### What you should do
Reproduce the listing below from the line with "Give me the TikZ source for this diagram." to the line with "-- ++(0,-170) -- ++(20,0)", both lines included, character for character, minus any pictures.

### Material provided
•••••

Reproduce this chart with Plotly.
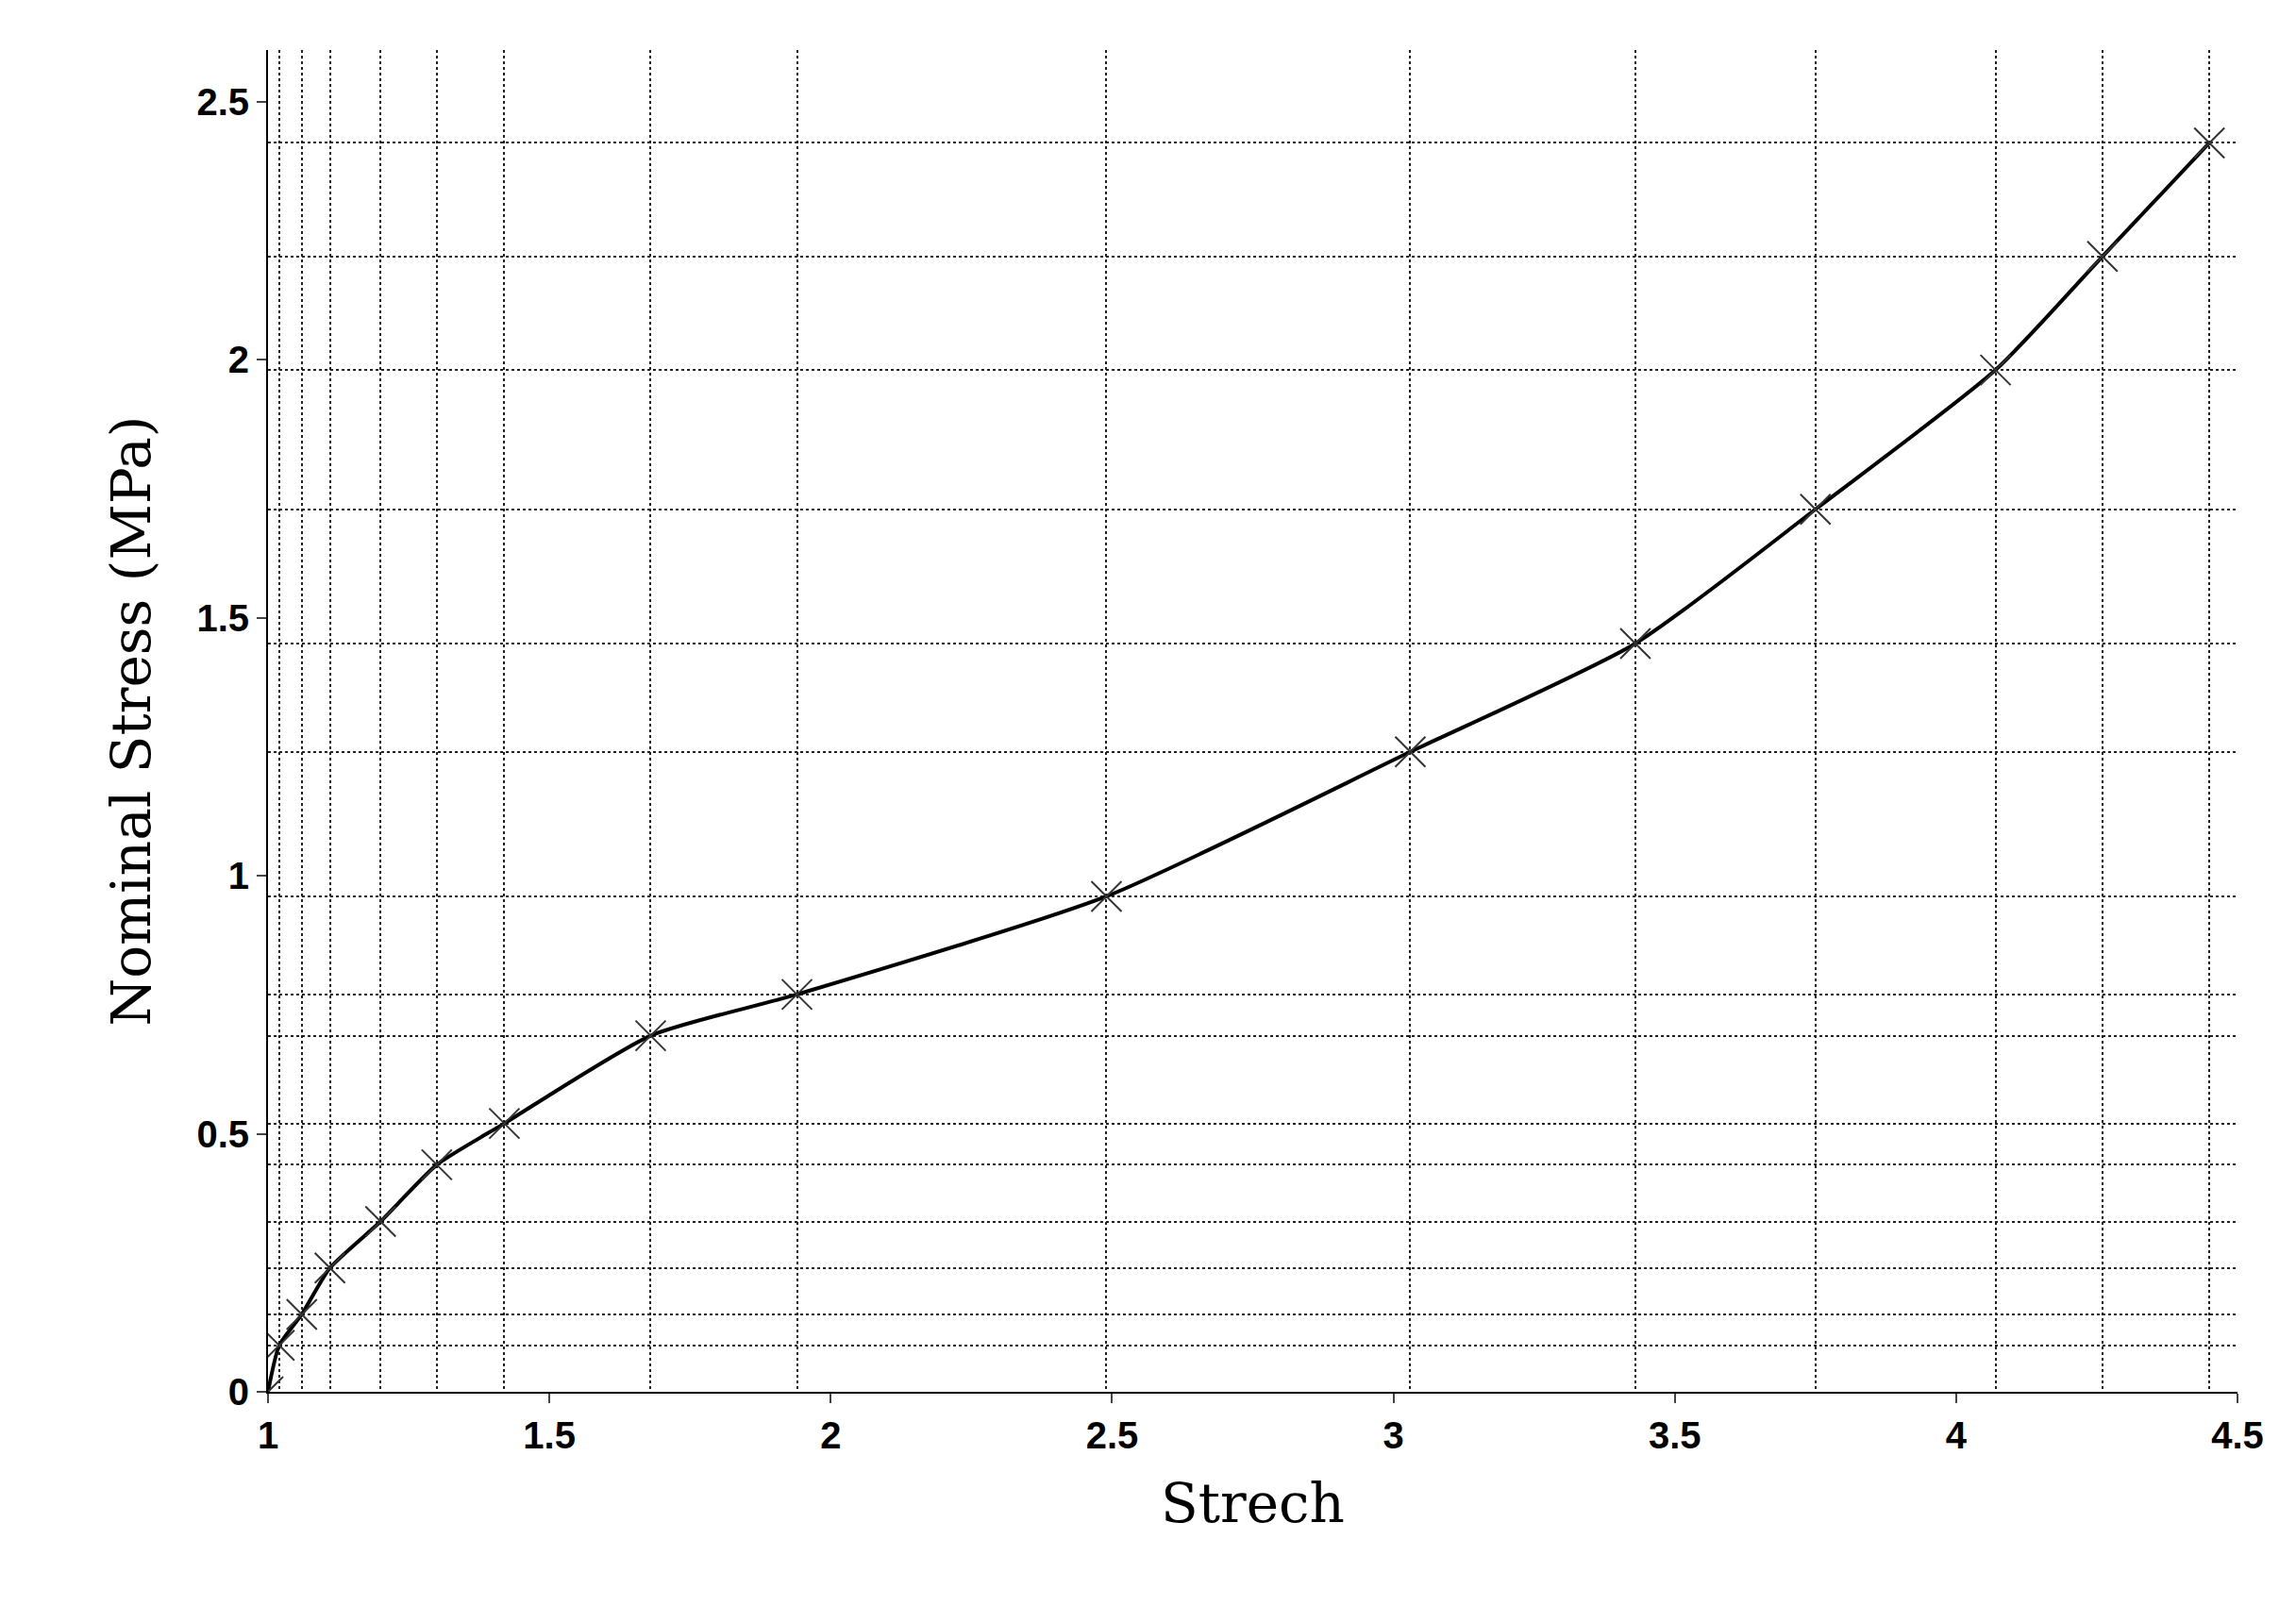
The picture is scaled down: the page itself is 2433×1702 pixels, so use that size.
import plotly.graph_objects as go

stretch = [1.0, 1.02, 1.06, 1.11, 1.2, 1.3, 1.42, 1.68, 1.94, 2.49, 3.03, 3.43, 3.75, 4.07, 4.26, 4.45]
stress = [0.0, 0.09, 0.15, 0.24, 0.33, 0.44, 0.52, 0.69, 0.77, 0.96, 1.24, 1.45, 1.71, 1.98, 2.2, 2.42]
x_ticks = [1, 1.5, 2, 2.5, 3, 3.5, 4, 4.5]
y_ticks = [0, 0.5, 1, 1.5, 2, 2.5]

fig = go.Figure()
fig.add_trace(go.Scatter(x=stretch, y=stress, mode='lines',
                         line=dict(color='black', width=4, shape='spline', smoothing=0.6),
                         showlegend=False))
fig.add_trace(go.Scatter(x=stretch, y=stress, mode='markers',
                         marker=dict(symbol='x-thin-open', size=32, color='#333',
                                     line=dict(color='#333', width=2)),
                         showlegend=False))

grid = dict(tickmode='array', showgrid=True, griddash='dot',
            gridcolor='#222', gridwidth=1.5, ticklen=0)
tickfont = dict(family='Liberation Sans', size=40, color='black', weight='bold')
titlefont = dict(family='DejaVu Serif', size=58, color='black')

fig.update_xaxes(range=[1, 4.5], tickvals=x_ticks, ticktext=[str(v) for v in x_ticks],
                 showgrid=False, showline=True, linecolor='black', linewidth=2,
                 ticks='outside', ticklen=10, tickwidth=2, tickfont=tickfont,
                 minor=dict(grid, tickvals=stretch), zeroline=False,
                 title=dict(text='Strech', font=titlefont, standoff=30))
fig.update_yaxes(range=[0, 2.6], tickvals=y_ticks, ticktext=[str(v) for v in y_ticks],
                 showgrid=False, showline=True, linecolor='black', linewidth=2,
                 ticks='outside', ticklen=10, tickwidth=2, tickfont=tickfont,
                 minor=dict(grid, tickvals=stress), zeroline=False,
                 title=dict(text='Nominal Stress (MPa)', font=titlefont, standoff=30))

fig.update_layout(width=2433, height=1702, plot_bgcolor='white', paper_bgcolor='white',
                  margin=dict(l=276, r=70, t=45, b=235))
fig.write_html("out.html")
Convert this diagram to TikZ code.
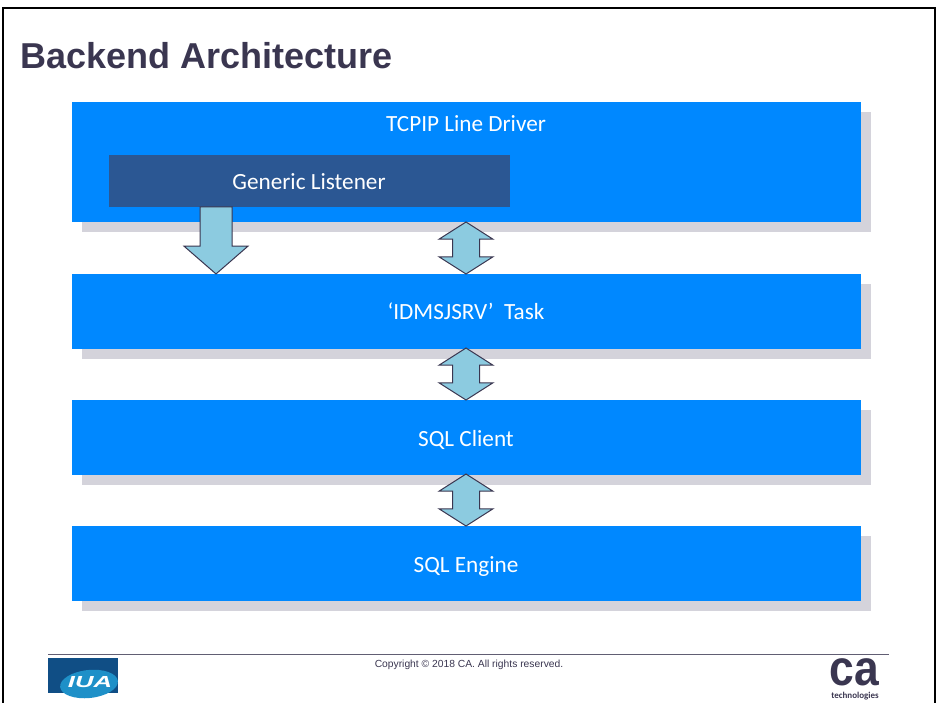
\documentclass[tikz,border=0pt]{standalone}
\usepackage{fontspec}
\setmainfont{Carlito}
\newfontfamily\arialfont{Liberation Sans}
\usetikzlibrary{shapes.arrows,shapes.geometric,shadows}
\definecolor{blockblue}{HTML}{0088FF}
\definecolor{listenerblue}{HTML}{2B5793}
\definecolor{shadowgrey}{HTML}{D4D3DB}
\definecolor{arrowblue}{HTML}{8CCBE0}
\definecolor{inkdark}{HTML}{3A3650}
\definecolor{logoblue}{HTML}{104E85}
\definecolor{logolight}{HTML}{1E90C8}
\tikzset{
  blockbox/.style={fill=blockblue,minimum width=789pt,inner sep=0pt,
    general shadow={fill=shadowgrey,shadow xshift=10pt,shadow yshift=-10pt}},
  blocktext/.style={text=white,font=\fontsize{23.2}{28}\selectfont,inner sep=0pt},
  twoway/.style={double arrow,rotate=90,fill=arrowblue,draw=inkdark,line width=1pt,inner xsep=0pt,inner ysep=13pt,
    minimum height=52pt,minimum width=53pt,double arrow head extend=13.5pt,double arrow tip angle=115},
}
\begin{document}
\begin{tikzpicture}[x=1pt,y=-1pt,>=latex,line join=miter]
\useasboundingbox (0,0) rectangle (937,703);
\clip (0,0) rectangle (937,703);
%%
\node (node_frame) at (469,359) [draw=black,line width=2.5pt,minimum width=932pt,minimum height=702pt,inner sep=0pt] {};
\node (node_title) at (206.5,55.5) [text=inkdark,font=\arialfont\bfseries\fontsize{36}{42}\selectfont,inner sep=0pt] {Backend Architecture};
%
\node (node_driver) at (466.5,162) [blockbox,minimum height=120pt] {};
\node (node_task) at (466.5,311.5) [blockbox,minimum height=75pt] {};
\node (node_client) at (466.5,437.5) [blockbox,minimum height=75pt] {};
\node (node_engine) at (466.5,563.5) [blockbox,minimum height=75pt] {};
\node (node_listener) at (309.5,181) [fill=listenerblue,minimum width=401pt,minimum height=52pt,inner sep=0pt] {};
%
\node (text_driver) at (466,124) [blocktext] {TCPIP Line Driver};
\node (text_listener) at (309,181.5) [blocktext] {Generic Listener};
\node (text_task) at (466,311.5) [blocktext] {‘IDMSJSRV’\ \ Task};
\node (text_client) at (466,439.5) [blocktext] {SQL Client};
\node (text_engine) at (466,566.5) [blocktext] {SQL Engine};
%
\node (arrow_down) at (216,233.5) [single arrow,rotate=-90,fill=arrowblue,draw=inkdark,line width=1pt,inner xsep=0pt,inner ysep=15.5pt,
  minimum height=67pt,minimum width=63pt,single arrow head extend=16pt,single arrow tip angle=98] {};
\node (arrow_one) at (466,248) [twoway] {};
\node (arrow_two) at (466,374) [twoway] {};
\node (arrow_three) at (466,500) [twoway] {};
%
\coordinate (rule_left) at (48,654.5);
\coordinate (rule_right) at (889,654.5);
\draw [inkdark!80,line width=1pt] (rule_left) -- (rule_right);
\node (node_copyright) at (469,664.5) [text=inkdark,font=\arialfont\fontsize{10.3}{12}\selectfont,inner sep=0pt] {Copyright © 2018 CA. All rights reserved.};
%
\node (logo_back) at (83,675.5) [fill=logoblue,minimum width=70pt,minimum height=35pt,inner sep=0pt] {};
\node (logo_oval) at (89,684) [ellipse,rotate=6,fill=logolight,minimum width=58pt,minimum height=28pt,inner sep=0pt] {};
\node (logo_text) at (90,682.5) [text=white,xscale=1.6,font=\arialfont\bfseries\itshape\fontsize{16}{18}\selectfont,inner sep=0pt] {IUA};
\node (logo_ca) at (854,672) [text=inkdark,xscale=1.2,yscale=1.35,font=\arialfont\bfseries\fontsize{37}{37}\selectfont,inner sep=0pt] {ca};
\node (logo_tech) at (855,696) [text=inkdark,font=\bfseries\fontsize{9}{10}\selectfont,inner sep=0pt] {technologies};
%
\end{tikzpicture}
\end{document}
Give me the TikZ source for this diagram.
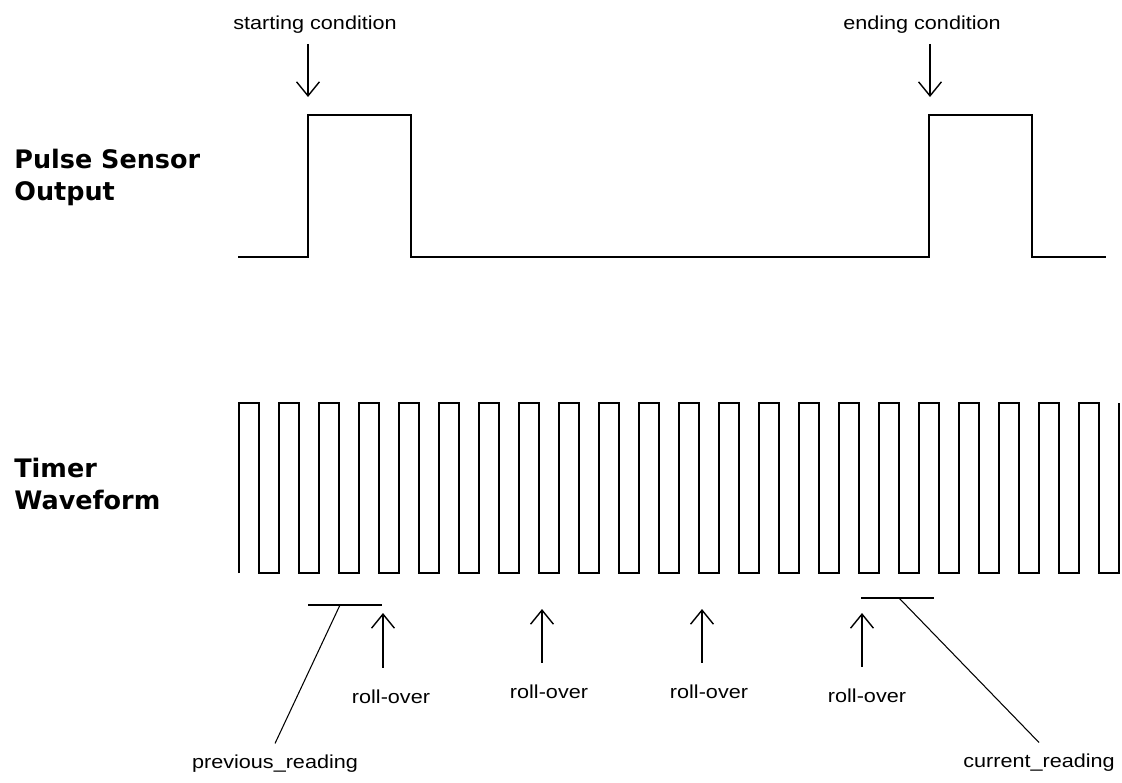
\documentclass[tikz,border=0pt]{standalone}
\usepackage{fontspec}
\usetikzlibrary{arrows.meta}
\newfontfamily\tagfont[FakeStretch=1.15]{Liberation Sans}
\newfontfamily\rowfont{DejaVu Sans}

\begin{document}
\begin{tikzpicture}[x=0.02cm, y=-0.02cm,
  >={Straight Barb[length=8pt,width=13pt]},
  every node/.style={font=\tagfont\fontsize{10.7}{13}\selectfont, inner sep=0pt},
  tag/.style={inner xsep=0pt, inner ysep=6pt},
  rollover/.style={tag, inner ysep=12pt},
  rowtitle/.style={font=\rowfont\bfseries\fontsize{14.5}{18.1}\selectfont, align=left, anchor=base west},
  wave/.style={line width=1.1pt},
  pointer/.style={->, line width=0.8pt},
  bar/.style={line width=0.8pt},
  leader/.style={line width=0.6pt}]
\fill[white] (0,0) rectangle (1122,772);

% row titles (base = last line)
\node[rowtitle] (pulsetitle) at (14,200) {Pulse Sensor\\Output};
\node[rowtitle] (timertitle) at (14,509) {Timer\\Waveform};

% sensor pulses
\draw[wave] (238,257) -- ++(70,0) -- ++(0,-142) -- ++(103,0) -- ++(0,142)
  -- (929,257) -- ++(0,-142) -- ++(103,0) -- ++(0,142) -- (1106,257);

\node[tag, anchor=base] (startlbl) at (315,29) {starting condition};
\node[tag, anchor=base] (endlbl) at (922,29) {ending condition};
\coordinate (startedge) at (308,97);
\coordinate (endedge) at (930,97);
\draw[pointer] (startlbl.south -| startedge) -- (startedge);
\draw[pointer] (endlbl.south -| endedge) -- (endedge);

% timer clock
\draw[wave] (239,573) \foreach \k in {0,...,21} {
  -- ++(0,-170) -- ++(20,0) -- ++(0,170) -- ++(20,0)} -- ++(0,-170);

\foreach \n/\ax/\tip/\lx/\base in {1/383/613/391/703, 2/542/609/549/698,
                                  3/702/609/709/698, 4/862/613/867/702} {
  \coordinate (ro\n tip) at (\ax,\tip);
  \node[rollover, anchor=base] (ro\n) at (\lx,\base) {roll-over};
  \draw[pointer] (ro\n.north -| ro\n tip) -- (ro\n tip);
}

% captured readings
\coordinate (prevleft) at (308,605);
\coordinate (prevright) at (382,605);
\coordinate (prevmid) at (340,605);
\coordinate (currleft) at (861,598);
\coordinate (currright) at (934,598);
\coordinate (currmid) at (899,598);
\node[tag, anchor=base] (prevlbl) at (275,768) {previous\_reading};
\node[tag, anchor=base] (currlbl) at (1039,767) {current\_reading};
\draw[bar] (prevleft) -- (prevright);
\draw[bar] (currleft) -- (currright);
\draw[leader] (prevmid) -- (prevlbl.north);
\draw[leader] (currmid) -- (currlbl.north);
\end{tikzpicture}
\end{document}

•••••

### Result
Give me the TikZ source for this diagram.
\documentclass[tikz,border=0pt]{standalone}
\usepackage{fontspec}
\usetikzlibrary{arrows.meta}
\newfontfamily\tagfont[FakeStretch=1.15]{Liberation Sans}
\newfontfamily\rowfont{DejaVu Sans}

\begin{document}
\begin{tikzpicture}[x=0.02cm, y=-0.02cm,
  >={Straight Barb[length=8pt,width=13pt]},
  every node/.style={font=\tagfont\fontsize{10.7}{13}\selectfont, inner sep=0pt},
  tag/.style={inner xsep=0pt, inner ysep=6pt},
  rollover/.style={tag, inner ysep=12pt},
  rowtitle/.style={font=\rowfont\bfseries\fontsize{14.5}{18.1}\selectfont, align=left, anchor=base west},
  wave/.style={line width=1.1pt},
  pointer/.style={->, line width=0.8pt},
  bar/.style={line width=0.8pt},
  leader/.style={line width=0.6pt}]
\fill[white] (0,0) rectangle (1122,772);

% row titles (base = last line)
\node[rowtitle] (pulsetitle) at (14,200) {Pulse Sensor\\Output};
\node[rowtitle] (timertitle) at (14,509) {Timer\\Waveform};

% sensor pulses
\draw[wave] (238,257) -- ++(70,0) -- ++(0,-142) -- ++(103,0) -- ++(0,142)
  -- (929,257) -- ++(0,-142) -- ++(103,0) -- ++(0,142) -- (1106,257);

\node[tag, anchor=base] (startlbl) at (315,29) {starting condition};
\node[tag, anchor=base] (endlbl) at (922,29) {ending condition};
\coordinate (startedge) at (308,97);
\coordinate (endedge) at (930,97);
\draw[pointer] (startlbl.south -| startedge) -- (startedge);
\draw[pointer] (endlbl.south -| endedge) -- (endedge);

% timer clock
\draw[wave] (239,573) \foreach \k in {0,...,21} {
  -- ++(0,-170) -- ++(20,0) -- ++(0,170) -- ++(20,0)} -- ++(0,-170);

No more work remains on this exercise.